Sowohl das Amtsgericht Fürstenwalde als auch das Landgericht Frankfurt (Oder) verneinten einen Räumungsschutz. Zwar sei die Mieterin nach Ausführungen eines Sachver­ständigen schwer psychisch krank, so dass die Zwangsräumung eine konkrete Lebensgefahr begründen würde. Ihr Zustand könne sich in begrenzten Umfang allenfalls durch eine längerfristige ambulante Therapie verbessern. Eine stationäre Therapie sei aufgrund ihrer Erkrankung nicht möglich. Es sei aber zugleich zu berücksichtigen, dass bei der Vermieterin aufgrund des Vollstre­ckungs­ver­fahrens eine leichte depressive Episode vorliege. Der Vermieter leide wiederum aufgrund des Räumungs­ver­fahrens unter einer depressiven Anpas­sungs­störung. Beide Erkrankungen können im Falle eines Räumungs­schutzes zu einer Suizid- bzw. Selbst­schä­di­gungs­gefahr führen. Zwar sei das Gefähr­dungs­po­tential der Mieterin höher zu bewerten. Den Vermietern könne es aber nicht zugemutet werden, in den schick­sals­haften Lebensverlauf der Mieterin einbezogen zu werden und sich hierfür aufopfern zu müssen. Die Mieterin müsse vielmehr ihr allgemeines Lebensrisiko, zu dem ein Wohnungswechsel gehöre, selbst tragen und die Zwangsräumung unter Heranziehung von Hilfs­mög­lich­keiten hinnehmen.

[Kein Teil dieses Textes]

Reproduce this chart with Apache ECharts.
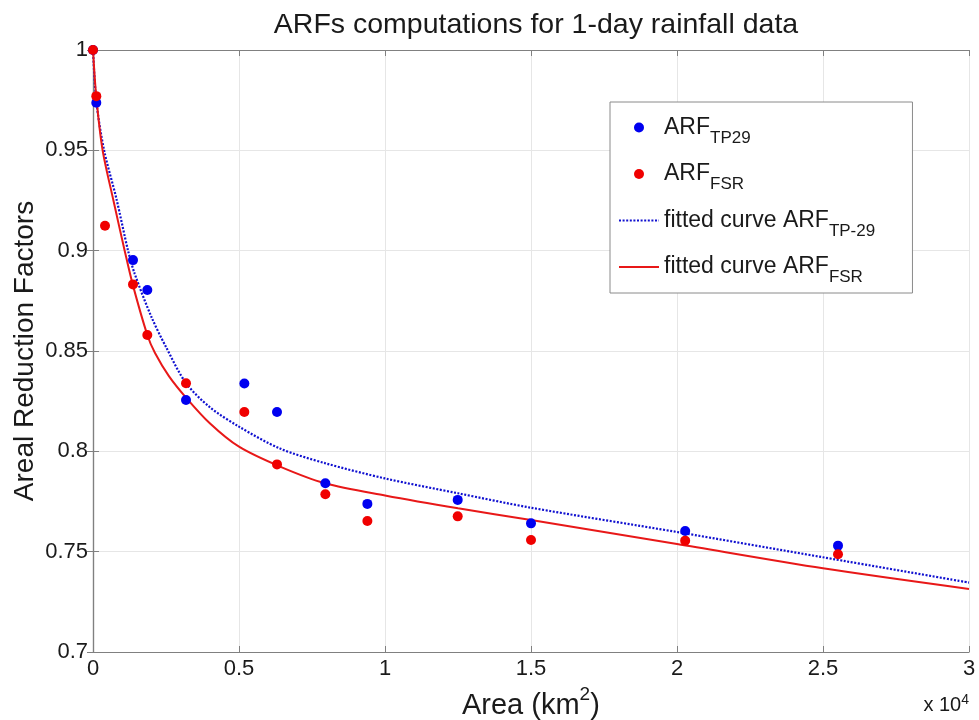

Gegen diese Entscheidung legte die Mieterin Rechts­be­schwerde ein.

Bundes­ge­richtshof gewährte befristete Aussetzung der Zwangsräumung

Der Bundes­ge­richtshof entschied zu Gunsten der Mieterin und hob daher die Entscheidung der Vorinstanz auf. Der Mieterin sei gemäß § 765 a ZPO eine befristete Aussetzung der Zwangsräumung zu gewähren. Denn das deutlich höhere Gefähr­dungs­po­tential bei der Mieterin könne nicht unberück­sichtigt bleiben. Die Mieterin habe in der Zeit des Räumungs­schutzes geeignete Maßnahmen zu ergreifen, um eine Verbesserung ihres Gesund­heits­zu­standes zu erreichen. Eine Verringerung der Lebensgefahr sei nach Einschätzung des Sachver­ständigen nicht ausgeschlossen.